Monday, May 21, 2012

Of mice and men-(camps) in the Bakken

It's another MH Bakken Monday:

As North Dakota leaps into second place in oil production amongst the 50 (or is that 57?) states, growing pains have come with the territory, most notably in housing for the thousands of workers needed to keep the drilling and pumping going. A recent article in the Billings Gazette addresses one of the most famous and visible solutions that have sprung up to meet this need -- so-called "man-camps," self-contained bedroom communities that provide not only places to sleep and rest between shifts, but in many cases amenities including "Internet cafes, satellite televisions, free laundry services, fitness equipment, (and) pillow-top mattresses."

While some North Dakota communities have put a moratorium on building more such facilities in their environs, citing understandable concerns about the support services necessary to handle such rapid increases in population, these facilities are entrepreneurial ventures that meet a real need. When one community says it has had enough man-camps (which is its right and duty,) another can step up and allow them. A crew-camp denizen has access to a place to stay that presumably meets one's basic needs while working away from home and family. They are also presumably safer and more comfortable than the cowboy, logging, mining, and railroad camps that housed the workers that made the West a place where enlightened sorts could eventually live in comfort.

While out in Bakken country recently, one heard stories of ways that workers have been attempting to make do -- flimsy campers with stacks of hay bales surrounding them to try to keep out the harsh ND winter winds, for instance. Besides man-camps, other innovative solutions have sprung up, such as the construction of a camper park housed in a huge steel building, giving hookups for workers to bring their personalized temporary living spaces and their families with them. Kids in winter can play "outside" without running the risk of frostbite. After the boom is over, such a building can be put to whatever other purpose is useful, all without contributing to the overbuilding of traditional housing that many locals fear.

The key is that market forces, in conjunction with state and local oversight, tend to provide a supply to meet demand. Not that traditional construction has been forgotten, it just can't keep up with demand.

In another recent article, "a Salt Lake City real estate developer with 40 years of experience in the building industry believes the oil boom in western North Dakota presents the biggest opportunity for builders in decades." He notes that financing is sometimes an issue, since backers want to be sure that the boom in population will last long enough to make traditional development financially feasible. His comments reflect the fact that the downstream production of jobs goes far beyond work on drilling rigs or direct oil-field support service providers:

Builders and developers also spoke about the difficulties of finding enough licensed electricians, plumbers and other contractors in North Dakota, and the need to do a lot more planning to get materials.

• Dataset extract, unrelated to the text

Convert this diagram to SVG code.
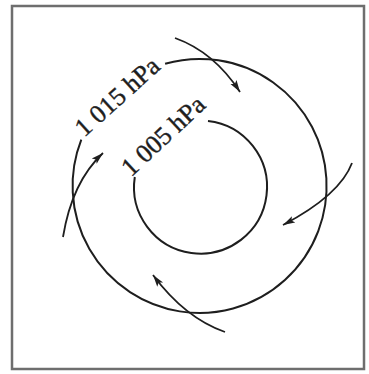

The link above has the following bit from North Dakota: "Officials say about $3 billion in infrastructure improvements are planned in the state to process natural gas and move it to market." Much of that infrastructure is privately financed, and that is what happens when a state decides to respond to opportunities in a business-friendly way. As we have noted before, it is ironic that so many who wax eloquent about the need to spend taxpayers dollars on infrastructure often show a remarkable lack of interest in removing roadblocks that get in the way of infrastructure created by private development.

As Ed Kemmick showed in an article in the Sunday Gazette, the possibilities for participating in the Bakken boom include increased work for white-collar businesses ranging from law firms to engineering and design firms. The article shows that Billings is seeing a spillover of work from the Bakken, with some firms getting in on the action early and others coming to it later. It is sobering to note, however, that all of the business mentioned in Kemmick's article is taking place in North Dakota, and none of it in Montana. This is not to say that Billings firms are not doing projects in Montana, but it is reasonable to assume that any work being done in Montana is dwarfed by comparison to what is going on in North Dakota. Granted, the center of the Bakken formation is found in that state rather than ours, but the question remains: is Montana taking full advantage of the the significant resources that we do have?